** START Records **
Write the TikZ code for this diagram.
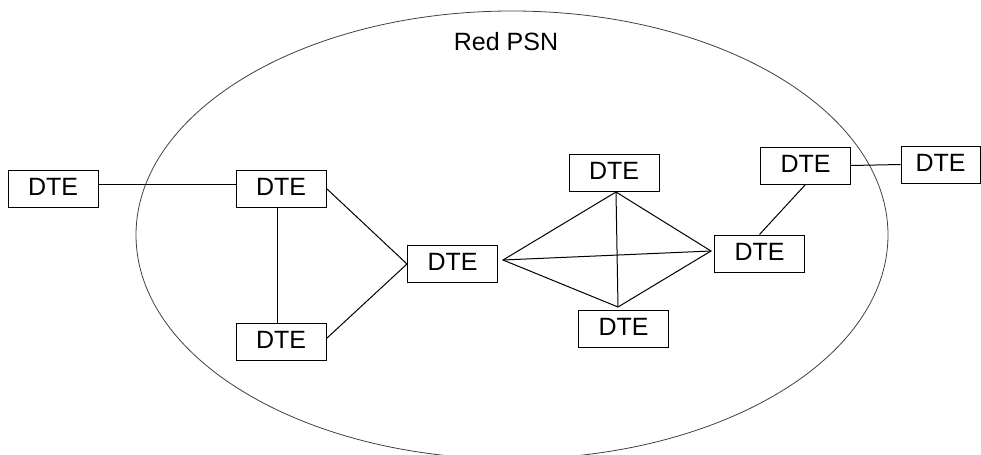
\documentclass[tikz,border=0pt]{standalone}
\usepackage{fontspec}
\setmainfont{Liberation Sans}
\usetikzlibrary{calc}
\begin{document}
\begin{tikzpicture}[x=0.5pt,y=-0.5pt,
  dte/.style={draw=black, line width=0.5pt, minimum width=45pt, minimum height=18.5pt,
    inner sep=0pt, text height=9pt, text depth=2.5pt,
    font=\fontsize{12.5pt}{14pt}\selectfont},
  link/.style={line width=0.5pt, black},
  cloud/.style={line width=0.4pt, black!75},
]
\clip (0,0) rectangle (981,455);
\useasboundingbox (0,0) rectangle (981,455);

% network boundary
\draw[cloud] (512,235) ellipse [x radius=376, y radius=224];
\node[anchor=base, font=\fontsize{12.5pt}{14pt}\selectfont] (title) at (506,50.7) {Red PSN};

% terminals
\node[dte] (a) at (53,188.5) {DTE};
\node[dte] (b) at (281,188.5) {DTE};
\node[dte] (c) at (281,341.5) {DTE};
\node[dte] (d) at (452.5,264) {DTE};
\node[dte] (e) at (614,173) {DTE};
\node[dte] (f) at (623.5,329) {DTE};
\node[dte] (g) at (759.5,253.5) {DTE};
\node[dte] (h) at (805.5,165.5) {DTE};
\node[dte, minimum width=39.5pt] (i) at (940.5,164.5) {DTE};

% links
\draw[link] ([yshift=2pt]a.east) -- ([yshift=2pt]b.west);
\draw[link] ([xshift=-2pt]b.south) -- ([xshift=-2pt]c.north);
\draw[link] (b.east) -- (d.west);
\draw[link] ([yshift=1.5pt]c.east) -- (d.west);

% full mesh between the four middle terminals
\coordinate (dp) at ($(d.east)+(5,-4)$);
\coordinate (ep) at ($(e.south)+(2,0)$);
\coordinate (fp) at ($(f.north)+(-5.5,-3)$);
\coordinate (gp) at ($(g.west)+(-3,-2.5)$);
\draw[link] (dp) -- (ep) -- (gp) -- (fp) -- cycle;
\draw[link] (dp) -- (gp);
\draw[link] (ep) -- (fp);

\draw[link] (g.north) -- (h.south);
\draw[link] (h.east) -- (i.west);
\end{tikzpicture}
\end{document}
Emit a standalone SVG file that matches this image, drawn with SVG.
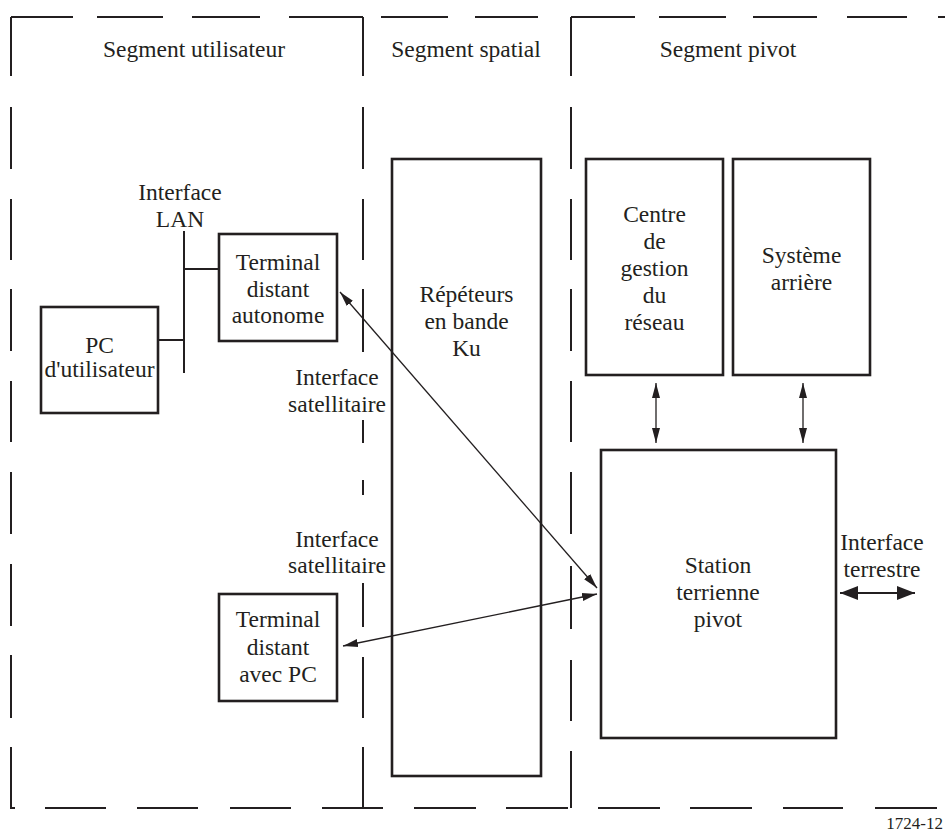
<svg xmlns="http://www.w3.org/2000/svg" width="945" height="832" viewBox="0 0 945 832">
<defs>
<style>
.frame{fill:none;stroke:#231f20;stroke-width:2}
.box{fill:none;stroke:#231f20;stroke-width:2.6}
.wire{fill:none;stroke:#231f20;stroke-width:2}
.conn{fill:none;stroke:#231f20;stroke-width:1.3}
.t{font-family:"Liberation Serif","Times New Roman","DejaVu Serif",serif;font-size:23.5px;fill:#231f20;text-anchor:middle}
.fig{font-family:"Liberation Serif","Times New Roman","DejaVu Serif",serif;font-size:17px;fill:#231f20;text-anchor:end}
</style>
<marker id="ah" viewBox="0 0 15 10" refX="15" refY="5" markerWidth="15" markerHeight="10" markerUnits="userSpaceOnUse" orient="auto-start-reverse">
<path d="M0,1 L15,5 L0,9 z" fill="#231f20"/>
</marker>
<marker id="ahb" viewBox="0 0 18 14" refX="18" refY="7" markerWidth="18" markerHeight="14" markerUnits="userSpaceOnUse" orient="auto-start-reverse">
<path d="M0,0 L18,7 L0,14 z" fill="#231f20"/>
</marker>
</defs>
<rect width="945" height="832" fill="#fff"/>

<g id="frame">
<path class="frame" d="M11,17 H73 M97,17 H163 M192,17 H260 M289,17 H363 M381,17 H448 M475,17 H538 M571,17 H635 M659,17 H726 M753,17 H817 M847,17 H907 M938,17 H945"/>
<path class="frame" d="M11,17 V76 M11,107 V169 M11,199 V260 M11,289 V351 M11,381 V442 M11,472 V534 M11,564 V626 M11,655 V718 M11,747 V808 H15"/>
<path class="frame" d="M363,17 V76 M363,107 V169 M363,199 V260 M363,289 V352 M363,420 V443 M363,480 V495 M363,583 V627 M363,657 V718 M363,747 V808"/>
<path class="frame" d="M571,17 V76 M571,107 V169 M571,199 V260 M571,289 V351 M571,381 V442 M571,472 V534 M571,566 V629 M571,660 V721 M571,751 V808"/>
<path class="frame" d="M45,808 H106 M137,808 H198 M230,808 H291 M322,808 H383 M414,808 H476 M506,808 H568 M598,808 H660 M690,808 H752 M783,808 H843 M875,808 H937"/>
<text class="t" x="194" y="57">Segment utilisateur</text>
<text class="t" x="466" y="57">Segment spatial</text>
<text class="t" x="728" y="57">Segment pivot</text>
</g>

<g id="pc-utilisateur">
<rect class="box" x="41" y="307" width="117" height="106"/>
<text class="t" x="99.5" y="353">PC</text>
<text class="t" x="99.5" y="377">d'utilisateur</text>
</g>

<g id="lan">
<path class="wire" d="M184,231 V373"/>
<text class="t" x="180" y="200">Interface</text>
<text class="t" x="180" y="227">LAN</text>
</g>

<g id="terminal-autonome">
<rect class="box" x="219" y="234" width="118" height="107"/>
<text class="t" x="278" y="270">Terminal</text>
<text class="t" x="278" y="297">distant</text>
<text class="t" x="278" y="323">autonome</text>
</g>

<g id="terminal-pc">
<rect class="box" x="219" y="594" width="118" height="107"/>
<text class="t" x="278" y="627">Terminal</text>
<text class="t" x="278" y="655">distant</text>
<text class="t" x="278" y="682">avec PC</text>
</g>

<g id="repeteurs">
<rect class="box" x="392" y="159" width="149" height="617"/>
<text class="t" x="466.5" y="302">Répéteurs</text>
<text class="t" x="466.5" y="329">en bande</text>
<text class="t" x="466.5" y="356">Ku</text>
</g>

<g id="centre-gestion">
<rect class="box" x="586" y="159" width="137" height="216"/>
<text class="t" x="654.5" y="222">Centre</text>
<text class="t" x="654.5" y="249">de</text>
<text class="t" x="654.5" y="276">gestion</text>
<text class="t" x="654.5" y="303">du</text>
<text class="t" x="654.5" y="330">réseau</text>
</g>

<g id="systeme-arriere">
<rect class="box" x="733" y="159" width="137" height="216"/>
<text class="t" x="801.5" y="263">Système</text>
<text class="t" x="801.5" y="290">arrière</text>
</g>

<g id="station-pivot">
<rect class="box" x="601" y="450" width="235" height="288"/>
<text class="t" x="718" y="573">Station</text>
<text class="t" x="718" y="600">terrienne</text>
<text class="t" x="718" y="627">pivot</text>
</g>

<g id="connectors">
<path class="wire" d="M158,340 H184 M184,269 H219"/>
<path class="conn" d="M340,292 L597,588" marker-start="url(#ah)" marker-end="url(#ah)"/>
<path class="conn" d="M343,646 L597,594" marker-start="url(#ah)" marker-end="url(#ah)"/>
<path class="conn" d="M656,383 V443" marker-start="url(#ah)" marker-end="url(#ah)"/>
<path class="conn" d="M803,383 V443" marker-start="url(#ah)" marker-end="url(#ah)"/>
<path class="wire" d="M840,593 H915" marker-start="url(#ahb)" marker-end="url(#ahb)"/>
</g>

<g id="labels">
<text class="t" x="337" y="385">Interface</text>
<text class="t" x="337" y="412">satellitaire</text>
<text class="t" x="337" y="547">Interface</text>
<text class="t" x="337" y="573">satellitaire</text>
<text class="t" x="882" y="550">Interface</text>
<text class="t" x="882" y="577">terrestre</text>
<text class="fig" x="943" y="829">1724-12</text>
</g>
</svg>
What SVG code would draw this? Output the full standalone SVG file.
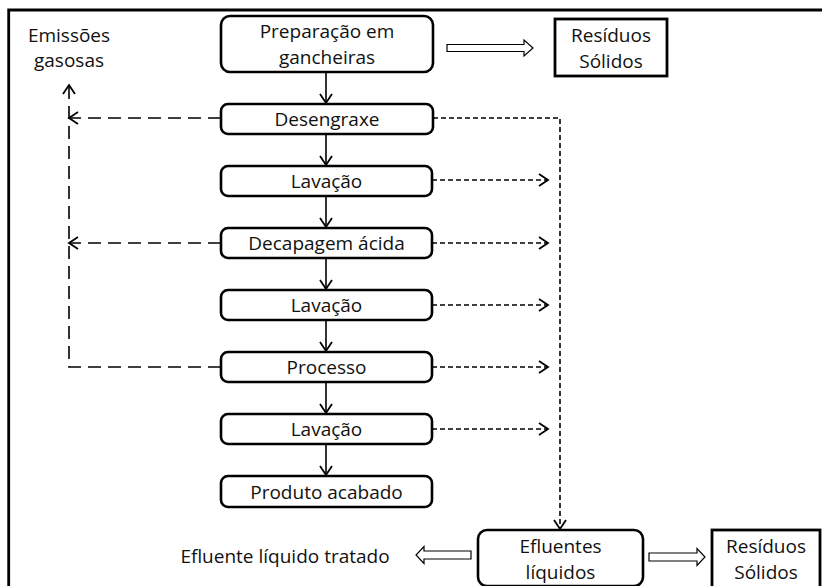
** END Records **
[The problem]: Reproduce the entries above exactly. Do not include the images.

[Response for this exercise]:
Write the TikZ code for this diagram.
\documentclass[tikz,border=0pt]{standalone}
\usepackage{fontspec}
\setmainfont{Liberation Sans}
\usetikzlibrary{calc}
\begin{document}
\begin{tikzpicture}[x=0.5pt,y=-0.5pt,
  dte/.style={draw=black, line width=0.5pt, minimum width=45pt, minimum height=18.5pt,
    inner sep=0pt, text height=9pt, text depth=2.5pt,
    font=\fontsize{12.5pt}{14pt}\selectfont},
  link/.style={line width=0.5pt, black},
  cloud/.style={line width=0.4pt, black!75},
]
\clip (0,0) rectangle (981,455);
\useasboundingbox (0,0) rectangle (981,455);

% network boundary
\draw[cloud] (512,235) ellipse [x radius=376, y radius=224];
\node[anchor=base, font=\fontsize{12.5pt}{14pt}\selectfont] (title) at (506,50.7) {Red PSN};

% terminals
\node[dte] (a) at (53,188.5) {DTE};
\node[dte] (b) at (281,188.5) {DTE};
\node[dte] (c) at (281,341.5) {DTE};
\node[dte] (d) at (452.5,264) {DTE};
\node[dte] (e) at (614,173) {DTE};
\node[dte] (f) at (623.5,329) {DTE};
\node[dte] (g) at (759.5,253.5) {DTE};
\node[dte] (h) at (805.5,165.5) {DTE};
\node[dte, minimum width=39.5pt] (i) at (940.5,164.5) {DTE};

% links
\draw[link] ([yshift=2pt]a.east) -- ([yshift=2pt]b.west);
\draw[link] ([xshift=-2pt]b.south) -- ([xshift=-2pt]c.north);
\draw[link] (b.east) -- (d.west);
\draw[link] ([yshift=1.5pt]c.east) -- (d.west);

% full mesh between the four middle terminals
\coordinate (dp) at ($(d.east)+(5,-4)$);
\coordinate (ep) at ($(e.south)+(2,0)$);
\coordinate (fp) at ($(f.north)+(-5.5,-3)$);
\coordinate (gp) at ($(g.west)+(-3,-2.5)$);
\draw[link] (dp) -- (ep) -- (gp) -- (fp) -- cycle;
\draw[link] (dp) -- (gp);
\draw[link] (ep) -- (fp);

\draw[link] (g.north) -- (h.south);
\draw[link] (h.east) -- (i.west);
\end{tikzpicture}
\end{document}
Emit a standalone SVG file that matches this image, drawn with SVG.
<svg xmlns="http://www.w3.org/2000/svg" width="945" height="832" viewBox="0 0 945 832">
<defs>
<style>
.frame{fill:none;stroke:#231f20;stroke-width:2}
.box{fill:none;stroke:#231f20;stroke-width:2.6}
.wire{fill:none;stroke:#231f20;stroke-width:2}
.conn{fill:none;stroke:#231f20;stroke-width:1.3}
.t{font-family:"Liberation Serif","Times New Roman","DejaVu Serif",serif;font-size:23.5px;fill:#231f20;text-anchor:middle}
.fig{font-family:"Liberation Serif","Times New Roman","DejaVu Serif",serif;font-size:17px;fill:#231f20;text-anchor:end}
</style>
<marker id="ah" viewBox="0 0 15 10" refX="15" refY="5" markerWidth="15" markerHeight="10" markerUnits="userSpaceOnUse" orient="auto-start-reverse">
<path d="M0,1 L15,5 L0,9 z" fill="#231f20"/>
</marker>
<marker id="ahb" viewBox="0 0 18 14" refX="18" refY="7" markerWidth="18" markerHeight="14" markerUnits="userSpaceOnUse" orient="auto-start-reverse">
<path d="M0,0 L18,7 L0,14 z" fill="#231f20"/>
</marker>
</defs>
<rect width="945" height="832" fill="#fff"/>

<g id="frame">
<path class="frame" d="M11,17 H73 M97,17 H163 M192,17 H260 M289,17 H363 M381,17 H448 M475,17 H538 M571,17 H635 M659,17 H726 M753,17 H817 M847,17 H907 M938,17 H945"/>
<path class="frame" d="M11,17 V76 M11,107 V169 M11,199 V260 M11,289 V351 M11,381 V442 M11,472 V534 M11,564 V626 M11,655 V718 M11,747 V808 H15"/>
<path class="frame" d="M363,17 V76 M363,107 V169 M363,199 V260 M363,289 V352 M363,420 V443 M363,480 V495 M363,583 V627 M363,657 V718 M363,747 V808"/>
<path class="frame" d="M571,17 V76 M571,107 V169 M571,199 V260 M571,289 V351 M571,381 V442 M571,472 V534 M571,566 V629 M571,660 V721 M571,751 V808"/>
<path class="frame" d="M45,808 H106 M137,808 H198 M230,808 H291 M322,808 H383 M414,808 H476 M506,808 H568 M598,808 H660 M690,808 H752 M783,808 H843 M875,808 H937"/>
<text class="t" x="194" y="57">Segment utilisateur</text>
<text class="t" x="466" y="57">Segment spatial</text>
<text class="t" x="728" y="57">Segment pivot</text>
</g>

<g id="pc-utilisateur">
<rect class="box" x="41" y="307" width="117" height="106"/>
<text class="t" x="99.5" y="353">PC</text>
<text class="t" x="99.5" y="377">d'utilisateur</text>
</g>

<g id="lan">
<path class="wire" d="M184,231 V373"/>
<text class="t" x="180" y="200">Interface</text>
<text class="t" x="180" y="227">LAN</text>
</g>

<g id="terminal-autonome">
<rect class="box" x="219" y="234" width="118" height="107"/>
<text class="t" x="278" y="270">Terminal</text>
<text class="t" x="278" y="297">distant</text>
<text class="t" x="278" y="323">autonome</text>
</g>

<g id="terminal-pc">
<rect class="box" x="219" y="594" width="118" height="107"/>
<text class="t" x="278" y="627">Terminal</text>
<text class="t" x="278" y="655">distant</text>
<text class="t" x="278" y="682">avec PC</text>
</g>

<g id="repeteurs">
<rect class="box" x="392" y="159" width="149" height="617"/>
<text class="t" x="466.5" y="302">Répéteurs</text>
<text class="t" x="466.5" y="329">en bande</text>
<text class="t" x="466.5" y="356">Ku</text>
</g>

<g id="centre-gestion">
<rect class="box" x="586" y="159" width="137" height="216"/>
<text class="t" x="654.5" y="222">Centre</text>
<text class="t" x="654.5" y="249">de</text>
<text class="t" x="654.5" y="276">gestion</text>
<text class="t" x="654.5" y="303">du</text>
<text class="t" x="654.5" y="330">réseau</text>
</g>

<g id="systeme-arriere">
<rect class="box" x="733" y="159" width="137" height="216"/>
<text class="t" x="801.5" y="263">Système</text>
<text class="t" x="801.5" y="290">arrière</text>
</g>

<g id="station-pivot">
<rect class="box" x="601" y="450" width="235" height="288"/>
<text class="t" x="718" y="573">Station</text>
<text class="t" x="718" y="600">terrienne</text>
<text class="t" x="718" y="627">pivot</text>
</g>

<g id="connectors">
<path class="wire" d="M158,340 H184 M184,269 H219"/>
<path class="conn" d="M340,292 L597,588" marker-start="url(#ah)" marker-end="url(#ah)"/>
<path class="conn" d="M343,646 L597,594" marker-start="url(#ah)" marker-end="url(#ah)"/>
<path class="conn" d="M656,383 V443" marker-start="url(#ah)" marker-end="url(#ah)"/>
<path class="conn" d="M803,383 V443" marker-start="url(#ah)" marker-end="url(#ah)"/>
<path class="wire" d="M840,593 H915" marker-start="url(#ahb)" marker-end="url(#ahb)"/>
</g>

<g id="labels">
<text class="t" x="337" y="385">Interface</text>
<text class="t" x="337" y="412">satellitaire</text>
<text class="t" x="337" y="547">Interface</text>
<text class="t" x="337" y="573">satellitaire</text>
<text class="t" x="882" y="550">Interface</text>
<text class="t" x="882" y="577">terrestre</text>
<text class="fig" x="943" y="829">1724-12</text>
</g>
</svg>
What SVG code would draw this? Output the full standalone SVG file.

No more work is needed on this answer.